Monday, August 17, 2020

my tears ricochet

0:23 An island not big enough to hold both of us, where people show off sun-kissed skin while complaining about the heat. Laughing at the politics and weeping for the wars in other countries. Borders with no difficulty holding me in, while you floated seamlessly to and fro for years.

0:29 Here I am on fire all along and never realising it. You did not deny anything so there was always somewhere to put the blame for your ashen state. But even with the hell that I already was, even with the smoke and the holes in your wings I found home in, did I deserve more fire?

0:53 Your footprints pointing the opposite way, something I had grown used to yet still lost myself over. Acceptance was difficult, even when I still had enough sanity to realise how wrong you were. I writhed forward, not knowing it was a better place than the way you were going, tripping over my own feet.

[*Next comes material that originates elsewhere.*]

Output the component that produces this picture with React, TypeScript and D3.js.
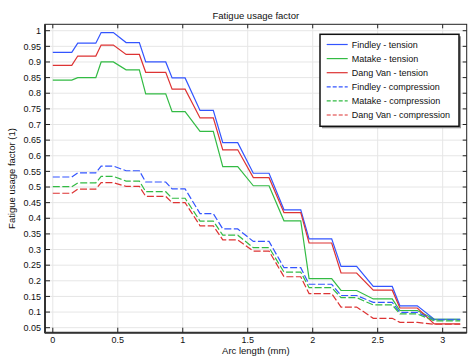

1:01 So there you go in the meantime, newborn wings and everyone's admiration. Don't pretend the insecurity in my last moments weren't true, knowing I was the victim of a hundred secret tongues. No matter what I wrote, I had hidden intentions. No matter how far along I've gone and how far apart we are already, I am still a perpetrator to new strangers.

1:08 Only the god you weren't loyal to knows how often your phone screen ends up on my pages, and that is something neither of us understood. So quick to burn me out, so quick to drop me countless times to take higher flight. But you came to my funerals so often for someone who repeatedly claimed I was nothing to him, preaching the reasons for my nine and a half deaths.

1:28 Do you think we're made for each other? I just don't love you anymore. Let's not care what others think and just be together. I want to experience dating at this age. I don't want to lose you again. My mum will never approve of you. Which of your words are to be thrown against you, which ones to reminisce on future milestones? 

1:42 Your own swirl of thoughts became mine to drown in while my metaphors that you always laughed at became your reason to leave. And until now, you own the wings that you always denied from me, charred and dysfunctional as they are. 

1:59 The pain she endured because of you became things you never asked for. The long-term bravery turned into something you just had to endure, at least until someone else swooped in, at least until she lost her grip on you along with her mind. At least until she played Victim on her out of tune piano again.

2:28 We both know the simplicity of running through burned down towns, though your route above the smoke is the sign of cowardice. I leave with burns and scars, mouth open in ugly laughs. My fire is brought to the next exit on the expressway, only this time bringing warmth more than destruction. Anywhere but the first of the green line, for the rest of my life.

2:35 Maybe your many last words ring in your mind, where there is no space for remorse or apology. A tongue that knows worse brutality than the hands, as terrible they already are. You continue kissing other women with that mouth, but it is the freedom that knocks your teeth out with pebbles of the past. 

2:43 I still associate the endless blue with you. Tell myself it's fine, for I never had intention to spend much time in the planes, love for sun or not. And your insomnia is opportunity for larger stones breaking your glass house, the cries of the unborn and the plot of the unfinished.

3:05 The grass will always burn in my wake, my skin reeking of battles I've fought. Bloody and wet with salt. The water was neither of our affinity, but stubbornness was, countless dives of regret. A bird and a flame in constant battle with no victor, five years eaten up alive and vomited out again and again.

3:43 With the power of words, my tears from more than two years ago turn into bullets. But they bounce off your remorseless back and slice through my neck instead.